Former President Carlos Menem struggled Wednesday to reinvigorate his campaign for a third term, and a new poll showed him lagging far behind his rival in Argentina's May 18 presidential runoff.
Menem, who governed from 1989 to 1999, stepped up a media blitz aimed at capturing independent voters and dismissed opinion surveys indicating a widening gap between him and provincial governor Nestor Kirchner.
"I've never lost a campaign, and I don't think I will lose this time," Menem said during an interview on a popular daytime talk show. "We're working hard to pick up votes."
Menem and Kirchner face each other in a vote to choose a successor to President Eduardo Duhalde, who took office last January as the fifth president in two weeks after deadly street protests.
Menem, 72, was the largest vote-getter among 19 candidates in the first round of voting April 27, but failed to gain a large enough majority to avoid a runoff election.
Menem gained 24.2 percent of the vote compared to 22 percent for Kirchner, a Peronist party leader from the southern Patagonian region.
But analysts say Kirchner is gaining much of the support that had originally gone to other candidates in the crowded field, while riding a wave of popular anger over Menem's 10-year rule.
A poll by the Equis pollsters released Wednesday gave Kirchner 58.5 percent support compared with 21.7 percent for Menem. The survey of 3,110 people in 12 cities had a margin of error of 1.7 percent.
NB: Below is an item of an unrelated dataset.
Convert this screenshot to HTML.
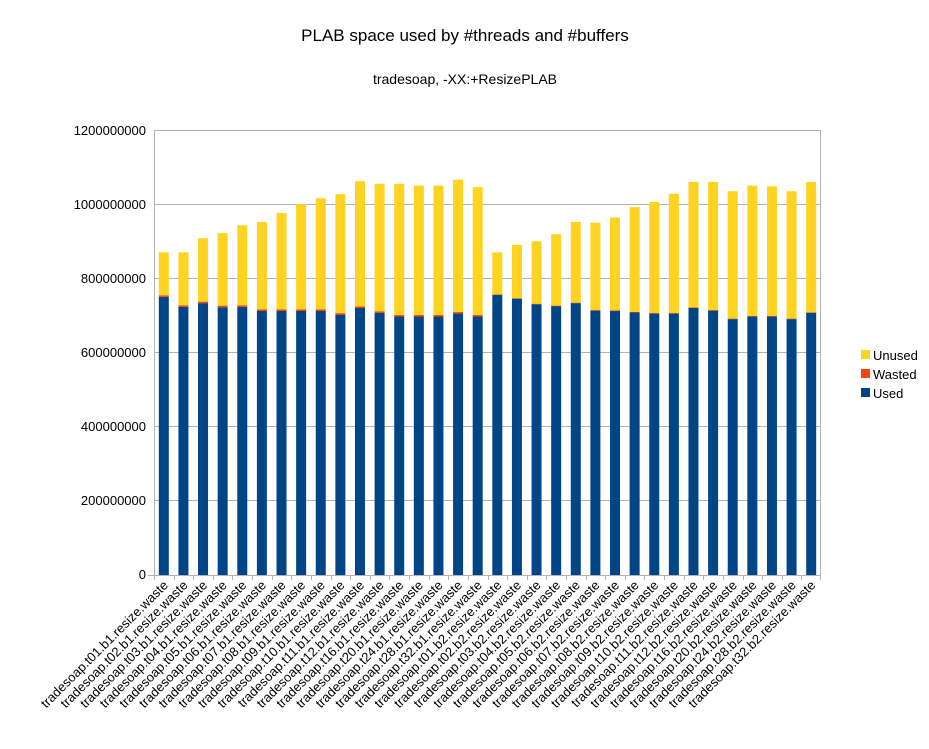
<!DOCTYPE html>
<html><head><meta charset="utf-8"><style>body{margin:0;background:#fff}svg{display:block}text{font-family:"Liberation Sans",sans-serif}</style></head>
<body>
<svg id="s" width="929" height="749" viewBox="0 0 929 749" xmlns="http://www.w3.org/2000/svg">
<rect width="929" height="749" fill="#fff"/>
<text x="465" y="41" font-size="17" text-anchor="middle">PLAB space used by #threads and #buffers</text>
<text x="465" y="84" font-size="14" text-anchor="middle">tradesoap, -XX:+ResizePLAB</text>
<g stroke="#b3b3b3" stroke-width="1">
<line x1="154" y1="130.5" x2="821" y2="130.5"/>
<line x1="154" y1="204.5" x2="821" y2="204.5"/>
<line x1="154" y1="278.5" x2="821" y2="278.5"/>
<line x1="154" y1="352.5" x2="821" y2="352.5"/>
<line x1="154" y1="426.5" x2="821" y2="426.5"/>
<line x1="154" y1="500.5" x2="821" y2="500.5"/>
<line x1="154.5" y1="130" x2="154.5" y2="575"/>
<line x1="820.5" y1="130" x2="820.5" y2="575"/>
</g>
<g font-size="13" text-anchor="end">
<text x="146" y="135">1200000000</text>
<text x="146" y="209">1000000000</text>
<text x="146" y="283">800000000</text>
<text x="146" y="357">600000000</text>
<text x="146" y="431">400000000</text>
<text x="146" y="505">200000000</text>
<text x="146" y="579">0</text>
</g>
<g id="bars"></g>
<g stroke="#b3b3b3" id="ticks"></g>
<line x1="148" y1="575.5" x2="821" y2="575.5" stroke="#b3b3b3"/>
<g font-size="13" text-anchor="end" id="labels">
<text>tradesoap.t01.b1.resize.waste</text><text>tradesoap.t02.b1.resize.waste</text><text>tradesoap.t03.b1.resize.waste</text><text>tradesoap.t04.b1.resize.waste</text><text>tradesoap.t05.b1.resize.waste</text><text>tradesoap.t06.b1.resize.waste</text><text>tradesoap.t07.b1.resize.waste</text><text>tradesoap.t08.b1.resize.waste</text><text>tradesoap.t09.b1.resize.waste</text><text>tradesoap.t10.b1.resize.waste</text><text>tradesoap.t11.b1.resize.waste</text><text>tradesoap.t12.b1.resize.waste</text><text>tradesoap.t16.b1.resize.waste</text><text>tradesoap.t20.b1.resize.waste</text><text>tradesoap.t24.b1.resize.waste</text><text>tradesoap.t28.b1.resize.waste</text><text>tradesoap.t32.b1.resize.waste</text>
<text>tradesoap.t01.b2.resize.waste</text><text>tradesoap.t02.b2.resize.waste</text><text>tradesoap.t03.b2.resize.waste</text><text>tradesoap.t04.b2.resize.waste</text><text>tradesoap.t05.b2.resize.waste</text><text>tradesoap.t06.b2.resize.waste</text><text>tradesoap.t07.b2.resize.waste</text><text>tradesoap.t08.b2.resize.waste</text><text>tradesoap.t09.b2.resize.waste</text><text>tradesoap.t10.b2.resize.waste</text><text>tradesoap.t11.b2.resize.waste</text><text>tradesoap.t12.b2.resize.waste</text><text>tradesoap.t16.b2.resize.waste</text><text>tradesoap.t20.b2.resize.waste</text><text>tradesoap.t24.b2.resize.waste</text><text>tradesoap.t28.b2.resize.waste</text><text>tradesoap.t32.b2.resize.waste</text>
</g>
<rect x="861" y="350" width="9" height="9" fill="#ffd320"/>
<rect x="861" y="369" width="9" height="9" fill="#ff420e"/>
<rect x="861" y="388" width="9" height="9" fill="#004586"/>
<g font-size="13"><text x="873" y="360">Unused</text><text x="873" y="379">Wasted</text><text x="873" y="398">Used</text></g>
</svg>
<script>
var tot=[870,870,908,922,943,952,976,1000,1016,1027,1062,1055,1055,1050,1050,1066,1046,870,890,900,919,952,950,964,992,1006,1028,1060,1060,1035,1050,1048,1060];
tot=[870,870,908,922,943,952,976,1000,1016,1027,1062,1055,1055,1050,1050,1066,1046,870,890,900,919,952,950,964,992,1006,1028,1060,1060,1035,1050,1048,1035,1060];
var used=[750,723,733,722,723,712,712,712,712,702,720,707,697,697,697,705,697,755,745,730,725,733,713,712,708,705,705,720,713,690,697,697,690,707];
var NS="http://www.w3.org/2000/svg",L=154,W=(821-154)/34,Z=575,K=445/1200;
function r(g,x,y,w,h,f){var e=document.createElementNS(NS,"rect");e.setAttribute("x",x);e.setAttribute("y",y);e.setAttribute("width",w);e.setAttribute("height",h);e.setAttribute("fill",f);g.appendChild(e);}
var b=document.getElementById("bars"),t=document.getElementById("ticks"),lb=document.getElementById("labels").children;
for(var i=0;i<34;i++){var cx=L+W*(i+.5),x=cx-5;var w=i<17?4:1.2;
var yu=Z-used[i]*K,yw=yu-w*K,yt=Z-tot[i]*K;
r(b,x,yt,10,yw-yt,"#ffd320");r(b,x,yw,10,yu-yw,"#ff420e");r(b,x,yu,10,Z-yu,"#004586");
var l=document.createElementNS(NS,"line");var tx=Math.round(L+W*i)+.5;l.setAttribute("x1",tx);l.setAttribute("x2",tx);l.setAttribute("y1",575);l.setAttribute("y2",580);t.appendChild(l);
lb[i].setAttribute("transform","translate("+(cx+5)+",586) rotate(-45)");}
var l=document.createElementNS(NS,"line");l.setAttribute("x1",820.5);l.setAttribute("x2",820.5);l.setAttribute("y1",575);l.setAttribute("y2",580);t.appendChild(l);
</script>
</body></html>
The poll showed more than 50 percent of potential voters were driven by casting anti-Menem votes, evidence of Menem's biggest challenge: combating the feeling among many Argentines that his previous administrations were the root cause of the country's worst economic crisis in history.
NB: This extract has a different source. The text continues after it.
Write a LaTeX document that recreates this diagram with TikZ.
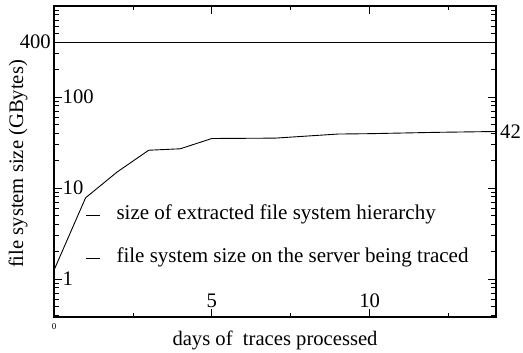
\documentclass[tikz,border=0pt]{standalone}
\usepackage{fontspec}
\setmainfont{Liberation Serif}
\usetikzlibrary{positioning}

\begin{document}
\begin{tikzpicture}[x=1bp, y=1bp, font=\fontsize{20.7}{24}\selectfont,
	frame/.style={line width=1.6bp},
	tick/.style={line width=0.8bp},
	curve/.style={line width=0.9bp},
	lbl/.style={inner sep=0pt},
	keytext/.style={anchor=base west, font=\fontsize{21.1}{24}\selectfont}]
	\useasboundingbox (0,0) rectangle (523,352);
	% data area: x in days, y in log10(GBytes)
	\begin{scope}[shift={(54,73)}, x=31.57bp, y=91bp]
		\coordinate (ll) at (0,-0.418);
		\coordinate (lr) at (14,-0.418);
		\coordinate (ul) at (0,3);
		\coordinate (ur) at (14,3);
		% minor ticks on the log axes
		\foreach \k in {4,...,9}
			\draw[tick] (0,{log10(\k)-1}) -- ++(5bp,0bp) (14,{log10(\k)-1}) -- ++(-5bp,0bp);
		\foreach \d in {0,1,2}
			\foreach \k in {2,...,9}
				\draw[tick] (0,{\d+log10(\k)}) -- ++(5bp,0bp) (14,{\d+log10(\k)}) -- ++(-5bp,0bp);
		\foreach \d in {0,1,2}
			\draw[tick] (0,\d) coordinate (t\d) -- ++(8bp,0bp) (14,\d) -- ++(-8bp,0bp);
		% day ticks
		\foreach \x in {2.5,7.5,12.5}
			\draw[tick] (\x,-0.418) -- ++(0bp,4bp) (\x,3) -- ++(0bp,-4bp);
		\foreach \x in {5,10}
			\draw[tick] (\x,-0.418) coordinate (x\x) -- ++(0bp,8bp) (\x,3) -- ++(0bp,-8bp);
		% server size
		\coordinate (s0) at (0,{log10(400)});
		\coordinate (s1) at (14,{log10(400)});
		\draw[line width=1.3bp] (s0) -- (s1);
		% extracted hierarchy
		\draw[curve] plot coordinates {(0,0.097) (1,0.892) (2,1.176) (3,1.415) (4,1.431)
			(5,1.544) (7,1.548) (9,1.593) (10,1.597) (12,1.611) (14,1.621)};
		\coordinate (e42) at (14,1.621);
		\draw[frame] (ll) rectangle (ur);
	\end{scope}

	\node[lbl, right=8.5bp of t2] (l100) {100};
	\node[lbl, right=8.5bp of t1] (l10) {10};
	\node[lbl, right=8.5bp of t0] (l1) {1};
	\node[lbl, left=3bp of s0] (l400) {400};
	\node[lbl, right=4bp of e42] (l42) {42};
	\node[lbl, above=9bp of x5] (l5) {5};
	\node[lbl, above=9bp of x10] (l10d) {10};
	\node[lbl, below=6bp of ll, font=\fontsize{9}{10}\selectfont] (l0) {0};

	\node[anchor=base] (xlab) at (275,7) {days of~ traces processed};
	\node[anchor=base, rotate=90] (ylab) at (23,188) {file system size (GBytes)};

	% legend
	\coordinate (k1) at (86,137);
	\coordinate (k2) at (86,94);
	\draw[curve] (k1) -- ++(14,0);
	\draw[curve] (k2) -- ++(14,0);
	\node[keytext] (key1) at (113,132.5) {size of extracted file system hierarchy};
	\node[keytext] (key2) at (113,89.5) {file system size on the server being traced};
\end{tikzpicture}
\end{document}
During the 1990s, Menem won international acclaim for using U.S.-backed free-market reforms to turn Argentina into one of the fastest growing economies.
But many critics now say the growth only benefited the country's wealthy and charge that heavy borrowing during the Menem years pushed the country to its 2001 economic implosion.
A swirl of corruption cases, including an arms trafficking scandal that led Menem to spend six months under house arrest two years ago, have further tarnished his legacy.
With poll ratings sagging, the Menem campaign has shown signs of tension. Media reports suggested conflicts among his top campaign advisers forced a reshuffling of officials last week. Meanwhile, Kirchner was moving to take his campaign beyond Argentina's borders.
Later Wednesday, Kirchner traveled to neighboring Brazil to meet with Brazilian President Luis Inacio Lula da Silva. The candidate was then to fly on to Santiago, Chile, on Thursday for a meeting with Chilean President Ricardo Lagos.
But Menem insisted he will be voted back into office.
"I am sure I'm going to win," he said in the television interview. "If we don't, Argentina has no hopes of coming out of this crisis."
"If you want to return to the good times, then you know who to vote for," he said.